-- BEGIN --

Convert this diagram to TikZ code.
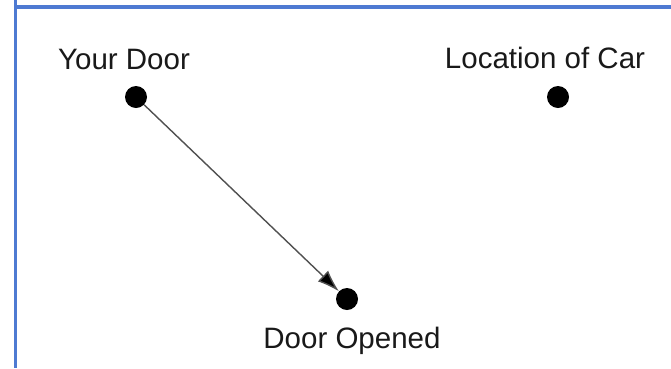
\documentclass[tikz,border=0pt]{standalone}
\usepackage{fontspec}
\setmainfont{Liberation Sans}
\usetikzlibrary{arrows.meta}
\definecolor{frameblue}{RGB}{78,122,210}
\definecolor{txt}{RGB}{25,25,25}
\definecolor{linegrey}{RGB}{80,80,80}
\begin{document}
\begin{tikzpicture}[x=1pt,y=-1pt,
  dot/.style={circle,fill=black,inner sep=0pt,minimum size=22pt},
  lbl/.style={anchor=base,inner sep=0pt,text=txt,font=\fontsize{29.5}{34}\selectfont},
  conn/.style={draw=linegrey,line width=1.4pt,-{Latex[length=22pt,width=15pt,fill=black]},shorten >=0pt}]
\useasboundingbox (0,0) rectangle (671,368);
\fill[white] (0,0) rectangle (671,368);
\draw[frameblue,line width=3pt] (15,0) -- (15,368);
\draw[frameblue,line width=3.5pt] (15,7) -- (671,7);
\node[dot] (yd) at (136,97) {};
\node[dot] (car) at (558,97) {};
\node[dot] (op) at (347,299) {};
\node[lbl] (ydl) at (124,69) {Your Door};
\node[lbl] (carl) at (545,68) {Location of Car};
\node[lbl] (opl) at (352,348) {Door Opened};
\draw[conn] (yd) -- (op);
\end{tikzpicture}
\end{document}
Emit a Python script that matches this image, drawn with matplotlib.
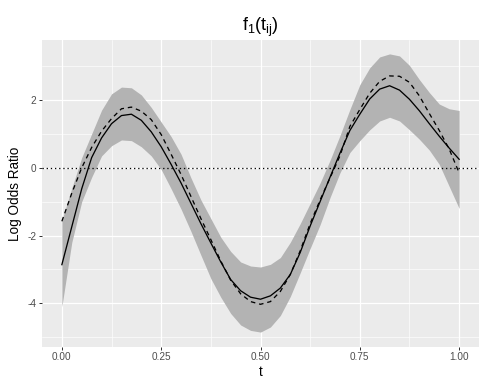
import numpy as np
import matplotlib
matplotlib.use("Agg")
import matplotlib.pyplot as plt
from matplotlib.ticker import FixedLocator

# grid of t values the curves were read at
t = [0.000, 0.025, 0.050, 0.075, 0.100, 0.125, 0.150, 0.175, 0.200, 0.225,
     0.250, 0.275, 0.300, 0.325, 0.350, 0.375, 0.400, 0.425, 0.450, 0.475,
     0.500, 0.525, 0.550, 0.575, 0.600, 0.625, 0.650, 0.675, 0.700, 0.725,
     0.750, 0.775, 0.800, 0.825, 0.850, 0.875, 0.900, 0.925, 0.950, 0.975,
     1.000]

# posterior mean estimate (solid)
estimate = [-2.86, -1.74, -0.62, 0.30, 0.88, 1.30, 1.54, 1.58, 1.40, 1.06,
            0.62, 0.10, -0.45, -1.05, -1.65, -2.22, -2.78, -3.30, -3.63, -3.82,
            -3.88, -3.78, -3.55, -3.15, -2.50, -1.72, -1.00, -0.28, 0.43, 1.10,
            1.58, 2.03, 2.32, 2.42, 2.29, 2.02, 1.68, 1.30, 0.93, 0.58,
            0.25]

# true function (dashed)
truth = [-1.58, -0.75, 0.00, 0.60, 1.08, 1.45, 1.74, 1.79, 1.67, 1.42,
         0.98, 0.40, -0.20, -0.85, -1.50, -2.12, -2.75, -3.32, -3.72, -3.95,
         -4.03, -3.95, -3.65, -3.15, -2.45, -1.65, -0.95, -0.30, 0.35, 1.22,
         1.72, 2.20, 2.55, 2.71, 2.70, 2.52, 2.12, 1.60, 1.10, 0.55,
         -0.15]

# credible band
upper = [-1.55, -0.60, 0.30, 1.00, 1.70, 2.18, 2.38, 2.36, 2.15, 1.78,
         1.35, 0.92, 0.40, -0.30, -0.95, -1.50, -2.05, -2.47, -2.78, -2.90,
         -2.93, -2.85, -2.65, -2.20, -1.65, -1.05, -0.45, 0.22, 0.95, 1.72,
         2.45, 2.95, 3.27, 3.36, 3.30, 3.02, 2.60, 2.22, 1.88, 1.74,
         1.69]
lower = [-4.10, -2.20, -1.00, -0.28, 0.35, 0.65, 0.82, 0.80, 0.62, 0.35,
         -0.05, -0.62, -1.22, -1.88, -2.58, -3.27, -3.82, -4.30, -4.64, -4.80,
         -4.85, -4.70, -4.36, -3.80, -3.10, -2.38, -1.68, -0.88, -0.15, 0.45,
         0.80, 1.12, 1.38, 1.49, 1.38, 1.12, 0.84, 0.52, 0.10, -0.55,
         -1.20]

x_ticks = [0.0, 0.25, 0.5, 0.75, 1.0]
x_labels = ["0.00", "0.25", "0.50", "0.75", "1.00"]
y_ticks = [-4, -2, 0, 2]
y_labels = ["-4", "-2", "0", "2"]

plt.rcParams["font.family"] = ["Liberation Sans", "DejaVu Sans"]
plt.rcParams["axes.unicode_minus"] = False

fig = plt.figure(figsize=(6.75, 390 / 72), dpi=72)
ax = fig.add_axes([42 / 486, 43 / 390, 437 / 486, 307 / 390])
ax.set_facecolor("#EBEBEB")
for s in ax.spines.values():
    s.set_visible(False)

ax.set_xlim(-0.05, 1.05)
ax.set_ylim(-5.29, 3.77)

ax.xaxis.set_major_locator(FixedLocator(x_ticks))
ax.xaxis.set_minor_locator(FixedLocator([0.125, 0.375, 0.625, 0.875]))
ax.yaxis.set_major_locator(FixedLocator(y_ticks))
ax.yaxis.set_minor_locator(FixedLocator([-5, -3, -1, 1, 3]))
ax.set_xticklabels(x_labels)
ax.set_yticklabels(y_labels)

ax.grid(which="major", color="white", lw=1.2)
ax.grid(which="minor", color="white", lw=0.6)
ax.set_axisbelow(True)
ax.tick_params(which="major", length=3, width=1.0, color="#333333",
               labelcolor="#4D4D4D", labelsize=10, pad=2.5)
ax.tick_params(which="minor", length=0)

ax.fill_between(t, lower, upper, color="#B3B3B3", lw=0, zorder=2)
ax.axhline(0, color="black", lw=1.3, ls=(0, (1, 2.2)), zorder=3)
ax.plot(t, truth, color="black", lw=1.3, ls=(0, (3.5, 3)), zorder=4,
        solid_joinstyle="round")
ax.plot(t, estimate, color="black", lw=1.3, zorder=5, solid_joinstyle="round")

ax.set_xlabel("t", fontsize=13.5, labelpad=2)
ax.set_ylabel("Log Odds Ratio", fontsize=13.5, labelpad=5)
ax.set_title(r"$\mathregular{f_1(t_{ij})}$", fontsize=18, pad=9)

fig.savefig("out.png", dpi=72)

-- END --

# Task
Leaving aside the images, write out the entries above word for word.

# Final result
Convert this diagram to TikZ code.
\documentclass[tikz,border=0pt]{standalone}
\usepackage{fontspec}
\setmainfont{Liberation Sans}
\usetikzlibrary{arrows.meta}
\definecolor{frameblue}{RGB}{78,122,210}
\definecolor{txt}{RGB}{25,25,25}
\definecolor{linegrey}{RGB}{80,80,80}
\begin{document}
\begin{tikzpicture}[x=1pt,y=-1pt,
  dot/.style={circle,fill=black,inner sep=0pt,minimum size=22pt},
  lbl/.style={anchor=base,inner sep=0pt,text=txt,font=\fontsize{29.5}{34}\selectfont},
  conn/.style={draw=linegrey,line width=1.4pt,-{Latex[length=22pt,width=15pt,fill=black]},shorten >=0pt}]
\useasboundingbox (0,0) rectangle (671,368);
\fill[white] (0,0) rectangle (671,368);
\draw[frameblue,line width=3pt] (15,0) -- (15,368);
\draw[frameblue,line width=3.5pt] (15,7) -- (671,7);
\node[dot] (yd) at (136,97) {};
\node[dot] (car) at (558,97) {};
\node[dot] (op) at (347,299) {};
\node[lbl] (ydl) at (124,69) {Your Door};
\node[lbl] (carl) at (545,68) {Location of Car};
\node[lbl] (opl) at (352,348) {Door Opened};
\draw[conn] (yd) -- (op);
\end{tikzpicture}
\end{document}
Emit a Python script that matches this image, drawn with matplotlib.
import numpy as np
import matplotlib
matplotlib.use("Agg")
import matplotlib.pyplot as plt
from matplotlib.ticker import FixedLocator

# grid of t values the curves were read at
t = [0.000, 0.025, 0.050, 0.075, 0.100, 0.125, 0.150, 0.175, 0.200, 0.225,
     0.250, 0.275, 0.300, 0.325, 0.350, 0.375, 0.400, 0.425, 0.450, 0.475,
     0.500, 0.525, 0.550, 0.575, 0.600, 0.625, 0.650, 0.675, 0.700, 0.725,
     0.750, 0.775, 0.800, 0.825, 0.850, 0.875, 0.900, 0.925, 0.950, 0.975,
     1.000]

# posterior mean estimate (solid)
estimate = [-2.86, -1.74, -0.62, 0.30, 0.88, 1.30, 1.54, 1.58, 1.40, 1.06,
            0.62, 0.10, -0.45, -1.05, -1.65, -2.22, -2.78, -3.30, -3.63, -3.82,
            -3.88, -3.78, -3.55, -3.15, -2.50, -1.72, -1.00, -0.28, 0.43, 1.10,
            1.58, 2.03, 2.32, 2.42, 2.29, 2.02, 1.68, 1.30, 0.93, 0.58,
            0.25]

# true function (dashed)
truth = [-1.58, -0.75, 0.00, 0.60, 1.08, 1.45, 1.74, 1.79, 1.67, 1.42,
         0.98, 0.40, -0.20, -0.85, -1.50, -2.12, -2.75, -3.32, -3.72, -3.95,
         -4.03, -3.95, -3.65, -3.15, -2.45, -1.65, -0.95, -0.30, 0.35, 1.22,
         1.72, 2.20, 2.55, 2.71, 2.70, 2.52, 2.12, 1.60, 1.10, 0.55,
         -0.15]

# credible band
upper = [-1.55, -0.60, 0.30, 1.00, 1.70, 2.18, 2.38, 2.36, 2.15, 1.78,
         1.35, 0.92, 0.40, -0.30, -0.95, -1.50, -2.05, -2.47, -2.78, -2.90,
         -2.93, -2.85, -2.65, -2.20, -1.65, -1.05, -0.45, 0.22, 0.95, 1.72,
         2.45, 2.95, 3.27, 3.36, 3.30, 3.02, 2.60, 2.22, 1.88, 1.74,
         1.69]
lower = [-4.10, -2.20, -1.00, -0.28, 0.35, 0.65, 0.82, 0.80, 0.62, 0.35,
         -0.05, -0.62, -1.22, -1.88, -2.58, -3.27, -3.82, -4.30, -4.64, -4.80,
         -4.85, -4.70, -4.36, -3.80, -3.10, -2.38, -1.68, -0.88, -0.15, 0.45,
         0.80, 1.12, 1.38, 1.49, 1.38, 1.12, 0.84, 0.52, 0.10, -0.55,
         -1.20]

x_ticks = [0.0, 0.25, 0.5, 0.75, 1.0]
x_labels = ["0.00", "0.25", "0.50", "0.75", "1.00"]
y_ticks = [-4, -2, 0, 2]
y_labels = ["-4", "-2", "0", "2"]

plt.rcParams["font.family"] = ["Liberation Sans", "DejaVu Sans"]
plt.rcParams["axes.unicode_minus"] = False

fig = plt.figure(figsize=(6.75, 390 / 72), dpi=72)
ax = fig.add_axes([42 / 486, 43 / 390, 437 / 486, 307 / 390])
ax.set_facecolor("#EBEBEB")
for s in ax.spines.values():
    s.set_visible(False)

ax.set_xlim(-0.05, 1.05)
ax.set_ylim(-5.29, 3.77)

ax.xaxis.set_major_locator(FixedLocator(x_ticks))
ax.xaxis.set_minor_locator(FixedLocator([0.125, 0.375, 0.625, 0.875]))
ax.yaxis.set_major_locator(FixedLocator(y_ticks))
ax.yaxis.set_minor_locator(FixedLocator([-5, -3, -1, 1, 3]))
ax.set_xticklabels(x_labels)
ax.set_yticklabels(y_labels)

ax.grid(which="major", color="white", lw=1.2)
ax.grid(which="minor", color="white", lw=0.6)
ax.set_axisbelow(True)
ax.tick_params(which="major", length=3, width=1.0, color="#333333",
               labelcolor="#4D4D4D", labelsize=10, pad=2.5)
ax.tick_params(which="minor", length=0)

ax.fill_between(t, lower, upper, color="#B3B3B3", lw=0, zorder=2)
ax.axhline(0, color="black", lw=1.3, ls=(0, (1, 2.2)), zorder=3)
ax.plot(t, truth, color="black", lw=1.3, ls=(0, (3.5, 3)), zorder=4,
        solid_joinstyle="round")
ax.plot(t, estimate, color="black", lw=1.3, zorder=5, solid_joinstyle="round")

ax.set_xlabel("t", fontsize=13.5, labelpad=2)
ax.set_ylabel("Log Odds Ratio", fontsize=13.5, labelpad=5)
ax.set_title(r"$\mathregular{f_1(t_{ij})}$", fontsize=18, pad=9)

fig.savefig("out.png", dpi=72)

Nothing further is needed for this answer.